Das heute schon überstrapazierte Verkehrsnetz in Essen und Bottrop kann und soll nicht noch weiter belastet werden. Im Gegenteil: Verkehrsvermeidung und sinnvoll Bündelung sind die Devise. Das klingt anspruchsvoll. Ist es auch. Die Erschließung dieses großen Areals kann nur durch ein ausgeklügeltes Konzept gelingen, das die aktuellen und künftigen Anforderungen berücksichtigt. Mit der derzeitigen Infrastruktur allein ist das nicht zu schaffen. Das Verkehrskonzept sieht daher drei wesentliche Maßnahmen zur Erschließung der fünf Industrie- und Gewerbeflächen vor. Unter dem Namen „Freiheit Emscher“ soll eine neue Autobahnanschlussstelle an die A42 in Höhe Bottrop-Lichtenhorst entstehen, die den Gewerbe- und Personenverkehr schnell an das überregionale Straßennetz ableitet. Gleichzeitig ist ein breiter „Gewerbe-Boulevard“ vorgesehen, der den Schwer- und Wirtschaftsverkehr auf kürzestem Weg auf die Autobahn führen wird. Mit der dritten Komponente denken die Planer die Mobilitätswende bereits mit. Die „Umwelt-Trasse“ verbindet als neue Verkehrsachse die beiden Städte Essen und Bottrop und ist streckenweise nur für Radfahrer, ÖPNV und emissionsarme Fahrzeuge zugelassen. Die Ambitionen sind groß: Freiheit Emscher soll als Modellprojekt demonstrieren, wie moderne Stadtentwicklung die Mobilitätswende fördern kann.

 

Am Wasser sollen nach den Plänen der Projektpartner sowohl an der renaturierten Emscher als auch am Rhein-Herne-Kanal attraktive Uferpromenaden entstehen

 

Neben der Verkehrserschließung spielt auch die grüne Infrastruktur eine wichtige Rolle: Neue Freizeit- und Erholungsangebote am Wasser sollen nicht nur attraktiv für die Menschen sein, die in der Freiheit Emscher künftig arbeiten. Auch die Anwohner in dem riesigen Gebiet sollen von der Aufwertung des Wohnumfeldes profitieren. Die Idee: Vernetzung der unterschiedlichen Freiräume, Aufwertung der vorhandenen Infrastruktur sowie Ausbau der Freizeit-Hotspots – insbesondere am Wasser. Die Projektpartner möchten an der renaturierten Emscher und dem Rhein-Herne-Kanal attraktive Uferpromenaden schaffen und die Lebensqualität der Menschen in der Freiheit Emscher dadurch insgesamt erhöhen.

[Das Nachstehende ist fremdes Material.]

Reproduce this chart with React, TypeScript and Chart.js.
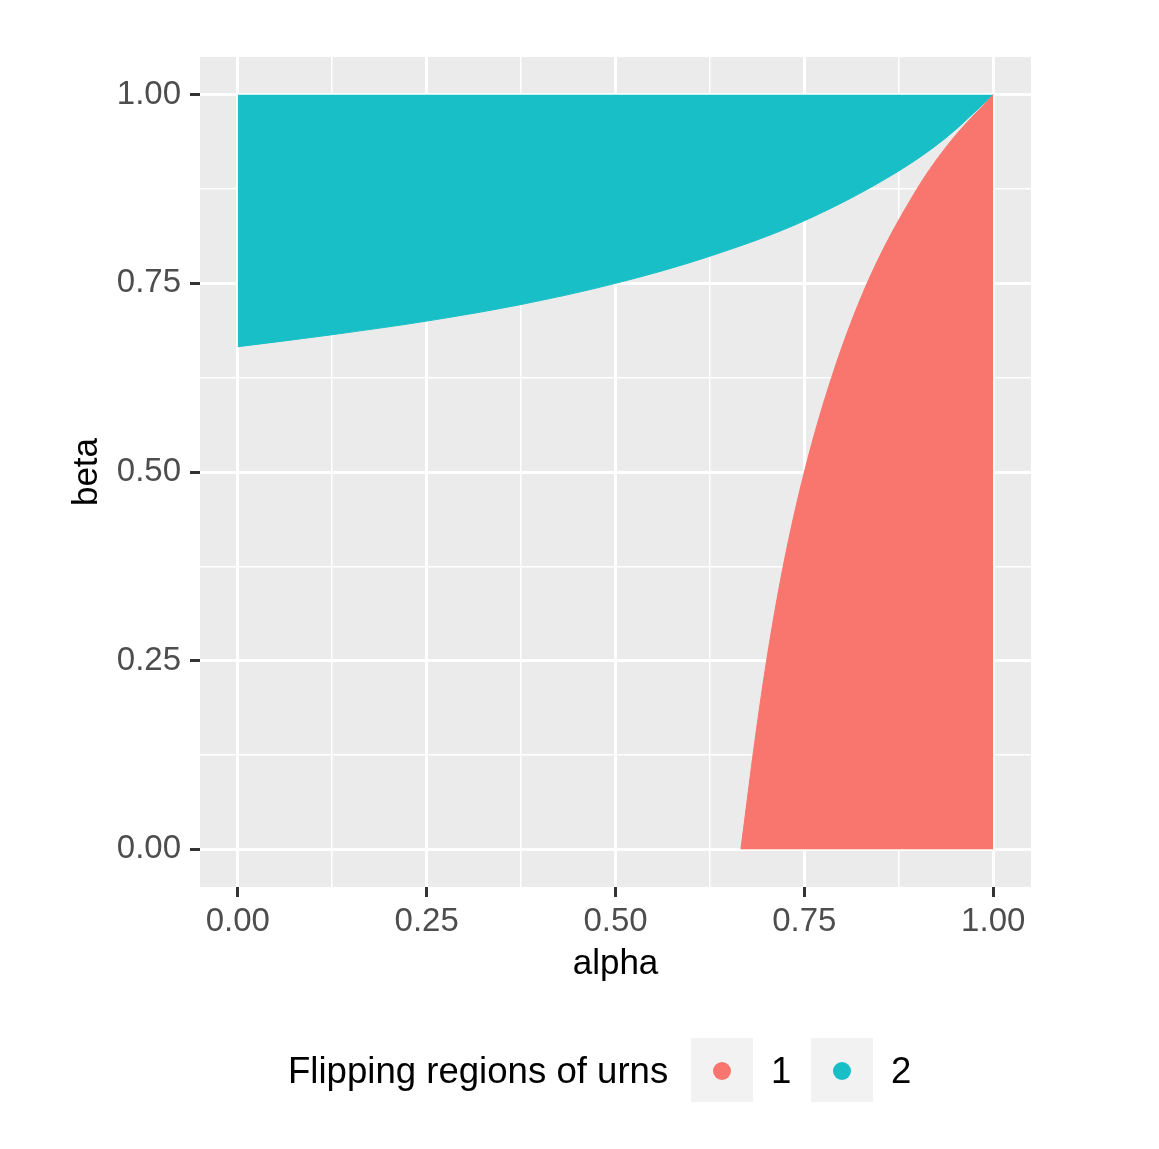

Das gesamte Areal ist 70-mal so groß wie der Phoenix-See in Dortmund, jedoch völlig ungeordnet. Das lag zum Teil an Restriktionen durch das Bergrecht, die nun entfallen. Und zum anderen an einem anarchisch gewachsenen Geflecht von Straßen, Eisenbahnen, Häfen, Kanal und Emscher, Kohlelagern, Industrie, Gewerbe- und Wohngebieten. „Für manche gilt das Gebiet als der letzte Dschungel des Ruhrgebiets, der nicht erschlossen werden kann“, sagt Bernd Tischler, Oberbürgermeister der Stadt Bottrop. „Doch wir sind überzeugt, dass wir eine Lösung gefunden haben, wie wir den Dschungel lichten können. Freiheit Emscher soll ein Ort werden, der modellhaft dafür sein wird, wie Arbeiten, Wohnen, zukunftsweisender Städtebau und Freiraum im Sinne einer komponierten Stadtlandschaft der Zukunft zusammenwachsen.“

Die Pläne für die Zukunft stehen, die Arbeiten beginnen: Noch dieses Jahr rollen die ersten Bagger auf Emil-Emscher in Essen, wo 2020 die ersten Flächen vermarktet werden sollen. Ein erster Spatenstich zur Hebung des Schatzes ist damit getan. Viele weitere werden folgen müssen, bis die Menschen im Ruhrgebiet die ganze Strahlkraft ihres wohl größten Guts erleben dürfen.